Food Revolutions: Science and Nutrition, 1700-1950
Weight Loss, Health Foods, and Fads
Dieting is a relatively new phenomenon. In the eighteenth and nineteenth centuries, a few extra pounds were seen as a sign of health and prosperity, especially for women. Putting on weight was the major theme of most diet and nutrition books written for women and children during this period.
Around the turn of the last century, societal ideals shifted. By the 1890s, thousands of American women began dieting in order to emulate the Gibson Girl, tall and slim with an impossibly narrow corseted waist. As the 1920s began, the Flapper silhouette popularized an even longer, leaner body type, and dieting became rampant, especially among teenaged girls. The American preoccupation with weight loss had begun.
The Great Masticator
Horace Fletcher, a businessman and self-proclaimed nutritionist, became one of the best-known health-food faddists in turn-of-the-century America. Beginning in 1895, Fletcher tirelessly promoted his system of eating, which became known as “Fletcherism.”
Fletcher believed that “the most important part of nutrition is the right preparation of food in the mouth for future digestion.” Fletcherites chewed their food vigorously – up to 100 times per minute – until it was completely liquefied, and swallowing either became involuntary, or the eater chose to spit it out. This regimen earned Fletcher the nickname “The Great Masticator.”
Fletcher believed that prolonged chewing would allow absorption of nutrients, but keep dieters from gaining weight. However, he was more focused on the mechanics of eating than he was on food choices. “Taste is evidence of nutrition,” advised Fletcher, and allowed his followers to eat any type of food, as long as it was chewed properly.
Kellogg and Health Food
John Harvey Kellogg was a surgeon, businessman, and vegetarian whose ideas about healthy eating were widely adopted in the early twentieth century. He took over administration of the Battle Creek Sanitarium at the age of twenty-four, turning the Seventh-day Adventist health facility into a spa for the rich and famous.

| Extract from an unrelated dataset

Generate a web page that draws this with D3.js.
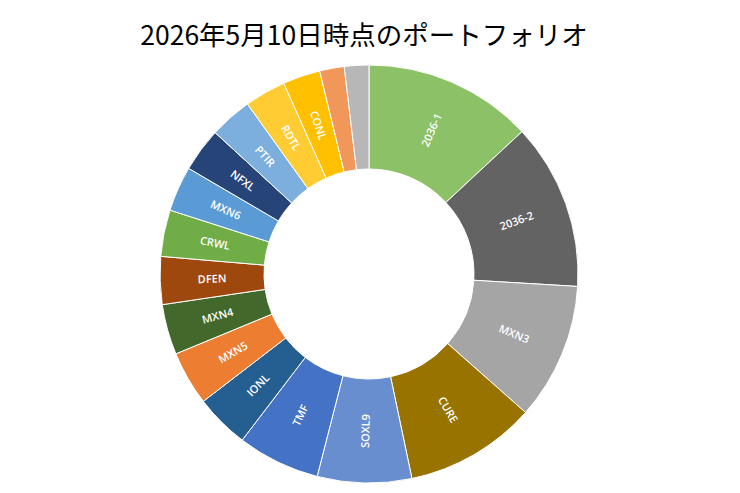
<!DOCTYPE html>
<html>
<head>
<meta charset="utf-8">
<script src="https://cdn.jsdelivr.net/npm/d3@7"></script>
<style>
  body { margin: 0; background: #fff; }
</style>
</head>
<body>
<script>
// 画面サイズ
var w = 740;
var h = 493;

// 銘柄名（時計回り、12時の位置から）
var tickers = ["2036-1", "2036-2", "MXN3", "CURE", "SOXL9", "TMF", "IONL", "MXN5", "MXN4",
    "DFEN", "CRWL", "MXN6", "NFXL", "PTIR", "RDTL", "CONL", "その他1", "その他2"];

// 構成比（%）— 画像から読み取った概算
var shares = [13.1, 12.9, 10.6, 10.2, 7.3, 6.4, 4.2, 4.2, 3.9,
    3.7, 3.6, 3.5, 3.4, 3.3, 3.2, 2.9, 1.9, 1.9];

// 色（Excel 既定パレット）
var colors = ["#8CC168", "#636363", "#A5A5A5", "#997300", "#698ED0", "#4472C4", "#255E91", "#ED7D31", "#43682B",
    "#9E480E", "#70AD47", "#5B9BD5", "#264478", "#7CAFDD", "#FFCD33", "#FFC000", "#F1975A", "#B7B7B7"];

var title = "2026年5月10日時点のポートフォリオ";

var cx = 369;
var cy = 274;
var outerR = 209;
var innerR = 105;

var svg = d3.select("body").append("svg")
    .attr("width", w)
    .attr("height", h);

// タイトル
svg.append("text")
    .attr("x", 364)
    .attr("y", 45)
    .attr("text-anchor", "middle")
    .attr("font-family", "'Noto Sans CJK JP', sans-serif")
    .attr("font-size", "26.5px")
    .attr("fill", "#000")
    .text(title);

var data = tickers.map(function (t, i) {
    return { name: t, value: shares[i], color: colors[i] };
});

var pie = d3.pie()
    .sort(null)
    .value(function (d) { return d.value; });

var arc = d3.arc()
    .innerRadius(innerR)
    .outerRadius(outerR);

var labelArc = d3.arc()
    .innerRadius((innerR + outerR) / 2)
    .outerRadius((innerR + outerR) / 2);

var g = svg.append("g")
    .attr("transform", "translate(" + cx + "," + cy + ")");

var arcs = pie(data);

g.selectAll("path")
    .data(arcs)
    .enter()
    .append("path")
    .attr("d", arc)
    .attr("fill", function (d) { return d.data.color; })
    .attr("stroke", "#fff")
    .attr("stroke-width", 1);

// ラベル（小さい扇形には付けない）
g.selectAll("text")
    .data(arcs.filter(function (d) { return d.endAngle - d.startAngle > 0.15; }))
    .enter()
    .append("text")
    .attr("transform", function (d) {
        var p = labelArc.centroid(d);
        var mid = (d.startAngle + d.endAngle) / 2 * 180 / Math.PI;
        var rot = mid < 180 ? mid - 90 : mid - 270;
        return "translate(" + p[0] + "," + p[1] + ") rotate(" + rot + ")";
    })
    .attr("text-anchor", "middle")
    .attr("dy", "0.35em")
    .attr("font-family", "'Open Sans', sans-serif")
    .attr("font-weight", 600)
    .attr("font-size", "11px")
    .attr("fill", "#fff")
    .text(function (d) { return d.data.name; });
</script>
</body>
</html>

Kellogg studied food chemistry and was interested in the causes of indigestion. He believed that starches were a primary cause, and noticed that baking these starches for long periods converted them into sugars that could be more easily digested. This discovery led to the invention of Kellogg’s breakfast cereals.
Kellogg is sometimes credited as the first health-food guru who attempted to found his ideas on scientific evidence. He experimented widely, and he was eventually excommunicated from the Seventh-day Adventist church for his insistence on scientific research at the cost of the church’s principles.
Counting Calories
Lulu Hunt Peters earned a medical degree from the University of California in 1909. She struggled with her weight for much of her life, and in this book promises to share her secrets to weight loss.
Although written over 90 years ago, Peters’ book is surprisingly up-to-date. Her formula for calculating one’s ideal weight approximates today’s body mass index. She provides an accurate tabulation of the number of calories a woman needs per day. Peters is also insistent on exposing the hidden caloric content of ordinary foods. A malted milkshake, she warns, contains over 500 calories – a warning similar to that attached to many fast-food indulgences today.
Peters writes in a lively and informal tone that avoids medical jargon, while warning against weight-related diseases, diet pills, extreme exercise, and purging. In an age of rapidly changing beauty standards, Peters was intent on exploding diet-related myths and giving women power over their health.